--- Request ---
For the data below, transcribe the part that opens with the line containing "Output the Python" and closes with the line containing "light = '#b3b3b3'", exactly and with no pictures.

Figure scripts
####
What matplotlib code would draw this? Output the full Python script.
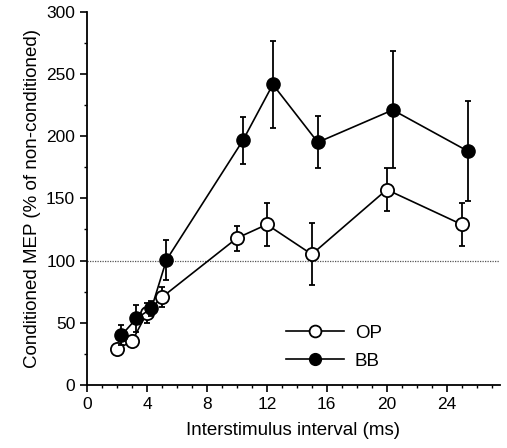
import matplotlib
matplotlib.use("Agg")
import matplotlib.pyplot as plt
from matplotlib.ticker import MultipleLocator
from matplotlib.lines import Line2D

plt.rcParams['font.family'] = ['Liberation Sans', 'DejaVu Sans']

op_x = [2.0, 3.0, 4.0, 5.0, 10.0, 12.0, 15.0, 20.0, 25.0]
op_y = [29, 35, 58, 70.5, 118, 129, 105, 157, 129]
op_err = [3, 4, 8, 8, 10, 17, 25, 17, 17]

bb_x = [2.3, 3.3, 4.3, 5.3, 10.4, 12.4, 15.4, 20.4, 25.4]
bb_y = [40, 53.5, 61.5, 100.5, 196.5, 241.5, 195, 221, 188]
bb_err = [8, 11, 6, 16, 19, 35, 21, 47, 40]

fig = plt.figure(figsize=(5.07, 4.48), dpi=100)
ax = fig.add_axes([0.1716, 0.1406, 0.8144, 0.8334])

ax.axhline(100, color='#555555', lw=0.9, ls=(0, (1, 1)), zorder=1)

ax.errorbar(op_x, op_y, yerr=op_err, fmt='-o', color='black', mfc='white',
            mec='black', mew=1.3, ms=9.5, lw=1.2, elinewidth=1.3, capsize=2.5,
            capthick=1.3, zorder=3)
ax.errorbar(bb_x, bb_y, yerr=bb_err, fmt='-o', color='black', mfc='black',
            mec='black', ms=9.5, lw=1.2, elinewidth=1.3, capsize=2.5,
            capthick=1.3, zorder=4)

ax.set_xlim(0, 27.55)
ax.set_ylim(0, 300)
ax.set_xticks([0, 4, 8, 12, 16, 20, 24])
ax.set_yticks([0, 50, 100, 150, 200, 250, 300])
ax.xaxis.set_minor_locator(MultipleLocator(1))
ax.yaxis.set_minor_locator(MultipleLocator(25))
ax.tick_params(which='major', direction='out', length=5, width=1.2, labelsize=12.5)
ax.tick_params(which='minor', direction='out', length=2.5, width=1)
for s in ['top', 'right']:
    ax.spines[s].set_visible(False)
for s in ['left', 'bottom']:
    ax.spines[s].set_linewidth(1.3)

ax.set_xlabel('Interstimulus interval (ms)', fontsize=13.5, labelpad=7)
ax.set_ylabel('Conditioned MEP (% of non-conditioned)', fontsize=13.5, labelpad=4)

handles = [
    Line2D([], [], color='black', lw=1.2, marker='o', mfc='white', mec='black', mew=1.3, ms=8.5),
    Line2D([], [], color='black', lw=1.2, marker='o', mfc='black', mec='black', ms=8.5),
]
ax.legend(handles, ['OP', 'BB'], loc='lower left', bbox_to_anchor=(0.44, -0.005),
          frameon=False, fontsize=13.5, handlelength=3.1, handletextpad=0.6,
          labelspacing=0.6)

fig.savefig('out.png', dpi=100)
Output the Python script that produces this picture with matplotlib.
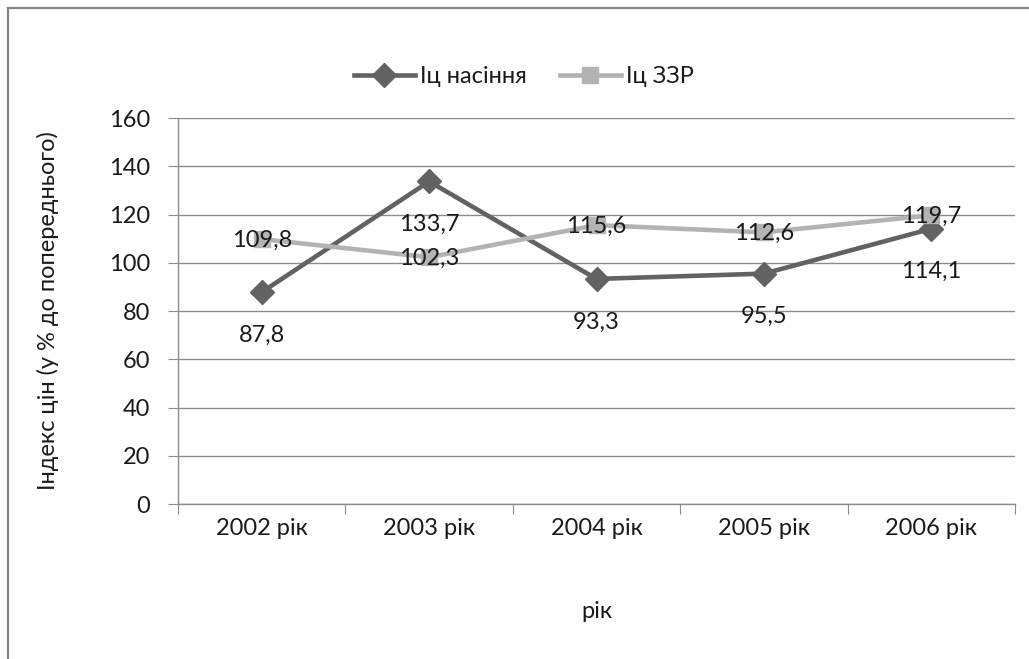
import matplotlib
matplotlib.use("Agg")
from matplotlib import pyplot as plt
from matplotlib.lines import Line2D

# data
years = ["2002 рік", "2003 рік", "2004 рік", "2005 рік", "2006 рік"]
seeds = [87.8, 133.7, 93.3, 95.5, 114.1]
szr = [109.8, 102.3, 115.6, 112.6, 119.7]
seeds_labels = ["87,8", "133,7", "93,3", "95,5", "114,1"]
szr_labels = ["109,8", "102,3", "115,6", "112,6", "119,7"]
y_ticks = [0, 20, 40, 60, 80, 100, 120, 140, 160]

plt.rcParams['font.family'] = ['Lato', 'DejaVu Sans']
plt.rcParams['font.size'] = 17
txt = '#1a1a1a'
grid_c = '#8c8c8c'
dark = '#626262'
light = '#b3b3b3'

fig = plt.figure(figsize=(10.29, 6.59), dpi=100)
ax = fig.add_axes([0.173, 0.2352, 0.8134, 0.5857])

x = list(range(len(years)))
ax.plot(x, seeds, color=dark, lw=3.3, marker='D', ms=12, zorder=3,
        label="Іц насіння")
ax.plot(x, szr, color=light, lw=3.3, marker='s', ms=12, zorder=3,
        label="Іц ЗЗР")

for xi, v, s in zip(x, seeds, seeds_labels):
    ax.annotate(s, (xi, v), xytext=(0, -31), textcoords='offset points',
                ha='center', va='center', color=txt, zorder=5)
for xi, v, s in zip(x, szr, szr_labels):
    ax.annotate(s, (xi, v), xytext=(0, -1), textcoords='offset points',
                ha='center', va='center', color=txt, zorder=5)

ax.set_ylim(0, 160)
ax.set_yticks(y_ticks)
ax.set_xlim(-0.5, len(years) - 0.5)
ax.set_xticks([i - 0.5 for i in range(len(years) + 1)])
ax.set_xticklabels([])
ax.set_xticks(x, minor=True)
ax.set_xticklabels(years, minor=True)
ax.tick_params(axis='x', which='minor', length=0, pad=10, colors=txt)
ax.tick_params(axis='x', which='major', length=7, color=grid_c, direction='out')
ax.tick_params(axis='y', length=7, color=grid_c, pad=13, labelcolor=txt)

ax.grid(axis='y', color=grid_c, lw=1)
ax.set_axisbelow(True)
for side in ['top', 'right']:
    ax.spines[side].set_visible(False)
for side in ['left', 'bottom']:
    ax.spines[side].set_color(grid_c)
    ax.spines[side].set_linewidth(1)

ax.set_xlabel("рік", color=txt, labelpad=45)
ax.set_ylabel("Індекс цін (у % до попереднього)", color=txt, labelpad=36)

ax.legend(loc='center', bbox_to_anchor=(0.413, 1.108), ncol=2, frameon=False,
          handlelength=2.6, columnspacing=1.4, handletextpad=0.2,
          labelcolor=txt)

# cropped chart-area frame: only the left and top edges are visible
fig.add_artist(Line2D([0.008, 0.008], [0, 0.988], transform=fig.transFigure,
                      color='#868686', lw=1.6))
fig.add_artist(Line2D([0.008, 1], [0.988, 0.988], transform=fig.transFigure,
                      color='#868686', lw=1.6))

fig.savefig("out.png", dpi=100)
####
--- Task solution ---
Output the Python script that produces this picture with matplotlib.
import matplotlib
matplotlib.use("Agg")
from matplotlib import pyplot as plt
from matplotlib.lines import Line2D

# data
years = ["2002 рік", "2003 рік", "2004 рік", "2005 рік", "2006 рік"]
seeds = [87.8, 133.7, 93.3, 95.5, 114.1]
szr = [109.8, 102.3, 115.6, 112.6, 119.7]
seeds_labels = ["87,8", "133,7", "93,3", "95,5", "114,1"]
szr_labels = ["109,8", "102,3", "115,6", "112,6", "119,7"]
y_ticks = [0, 20, 40, 60, 80, 100, 120, 140, 160]

plt.rcParams['font.family'] = ['Lato', 'DejaVu Sans']
plt.rcParams['font.size'] = 17
txt = '#1a1a1a'
grid_c = '#8c8c8c'
dark = '#626262'
light = '#b3b3b3'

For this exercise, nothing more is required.